Bauer is politically savvy, having worked closely with most of the leading Democrats on Capitol Hill. He is expected to bring a deft touch to the counsel's office. In his writing and argumentation, he is a stylist of sorts, quick with metaphors and humorous quips. But by his own admission, he is not an expert on national security law, or on trade or tax law, or on administrative law. He will certainly rely on deputies -- and he'll get to choose at least some of them. Cassandra Butts, one of Craig's chief assistants, is departing for a position at the Millennium Challenge Corporation. 

Bauer's lack of national security experience may weaken the White House's hand vis-a-vis other institutions, but his presence will strengthen White House influence on ethics policy, the appointments process, discussion of public financing legislation, and the administration's reaction to Supreme Court campaign finance cases.

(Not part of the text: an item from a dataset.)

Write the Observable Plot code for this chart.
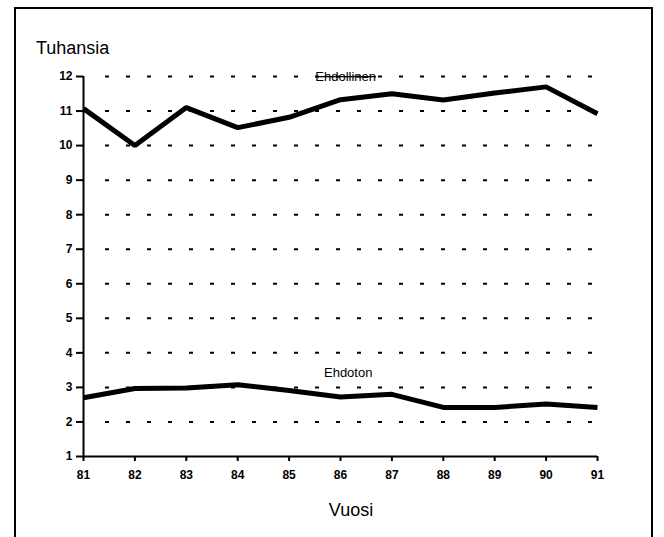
<!DOCTYPE html>
<html>
<head>
<meta charset="utf-8">
<script src="https://cdn.jsdelivr.net/npm/d3@7"></script>
<script src="https://cdn.jsdelivr.net/npm/@observablehq/plot@0.6"></script>
<style>
  html, body { margin: 0; padding: 0; background: #fff; }
  body { width: 664px; height: 537px; position: relative; overflow: hidden; font-family: "Liberation Sans", Arial, sans-serif; }
  #frame { position: absolute; left: 14px; top: 7px; width: 639px; height: 560px; border: 2px solid #000; border-bottom: none; box-sizing: border-box; }
  #chart { position: absolute; left: 0; top: 0; }
  .title { position: absolute; color: #000; font-size: 18px; line-height: 1; white-space: nowrap; }
  #ytitle { left: 36px; top: 39px; }
  #xtitle { left: 351px; top: 501px; transform: translateX(-50%); }
</style>
</head>
<body>
<div id="frame"></div>
<div id="chart"></div>
<div class="title" id="ytitle">Tuhansia</div>
<div class="title" id="xtitle">Vuosi</div>
<script>
// Data
const years = [81, 82, 83, 84, 85, 86, 87, 88, 89, 90, 91];
const ehdollinen = [11.07, 10.0, 11.1, 10.52, 10.82, 11.33, 11.5, 11.32, 11.52, 11.7, 10.92];
const ehdoton = [2.7, 2.97, 2.98, 3.08, 2.91, 2.72, 2.8, 2.42, 2.42, 2.52, 2.42];
const yTicks = [1, 2, 3, 4, 5, 6, 7, 8, 9, 10, 11, 12];
const gridValues = [2, 3, 4, 5, 6, 7, 8, 9, 10, 11, 12];
const seriesLabels = ["Ehdollinen", "Ehdoton"];
const labelYears = [86.1, 86.15];
const labelValues = [12, 3.43];

const rows = [
  ...years.map((y, i) => ({year: y, value: ehdollinen[i], series: seriesLabels[0]})),
  ...years.map((y, i) => ({year: y, value: ehdoton[i], series: seriesLabels[1]}))
];
const labels = seriesLabels.map((s, i) => ({label: s, year: labelYears[i], value: labelValues[i]}));

// dashed gridline: first dash 22px right of the axis, 4px dashes every 21px (24 dashes)
const dash = "0,22," + Array(24).fill("4,17").join(",") + ",0,2000";

const chart = Plot.plot({
  width: 664,
  height: 537,
  marginLeft: 83,
  marginRight: 67,
  marginTop: 76,
  marginBottom: 81,
  style: {fontFamily: "'Liberation Sans', Arial, sans-serif", fontSize: "12px", color: "#000", background: "transparent"},
  x: {domain: [81, 91]},
  y: {domain: [1, 12]},
  marks: [
    Plot.ruleY(gridValues, {x1: 81, x2: 91, stroke: "#000", strokeWidth: 2, strokeDasharray: dash}),
    Plot.axisY({ticks: yTicks, tickSize: 7, tickPadding: 4, strokeWidth: 2, fontWeight: "bold", fontSize: 12, label: null}),
    Plot.axisX({ticks: years, tickSize: 5, tickPadding: 9, strokeWidth: 2, fontWeight: "bold", fontSize: 12, label: null}),
    Plot.ruleX([81], {y1: 1, y2: 12, stroke: "#000", strokeWidth: 2}),
    Plot.ruleY([1], {x1: 81, x2: 91, stroke: "#000", strokeWidth: 2}),
    Plot.line(rows, {x: "year", y: "value", z: "series", stroke: "#000", strokeWidth: 5, strokeLinejoin: "miter", strokeLinecap: "butt"}),
    Plot.text(labels, {x: "year", y: "value", text: "label", fontSize: 13, fill: "#000"})
  ]
});
document.getElementById("chart").appendChild(chart);
// strike-through look of the top label where the gridline crosses it
d3.select(chart).selectAll("text").filter(function() { return this.textContent === seriesLabels[0]; })
  .style("text-decoration", "line-through");
</script>
</body>
</html>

Bauer's experience is in defending Congressional investigations and in dealing with Washington scandals, where Craig's s one dip in the pool --  impeachment -- was actually the one scandal-related process in the U.S. system that is more like litigation than like investigation defense.  Bauer is more a rough-and-tumble defense guy.  So far, the White House has had no need for that sort of work -- but sooner or later, every White House does.
 
"Bob's expertise in election law isn't just relevant so we can write great briefs in litigation.  As we enter 2010, having clear rules of the road on what the White House and its staff can and cannot do to help Democratic candidates will become a critical aspect of the White House Counsel's job -- and there's no lawyer in America who knows that better than Bob," a senior administration official said.   "Such skill is even more critical as we approach 2012 -- and -- here's the wild card -- if the Supreme Court does major violence to the campaign finance regulation regime (as most observers expect by June), then deciding how to try to rewrite those laws, or what to do in the wild west regime that will replace current law, will be a critical task.  And who better to have on point than Bob Bauer."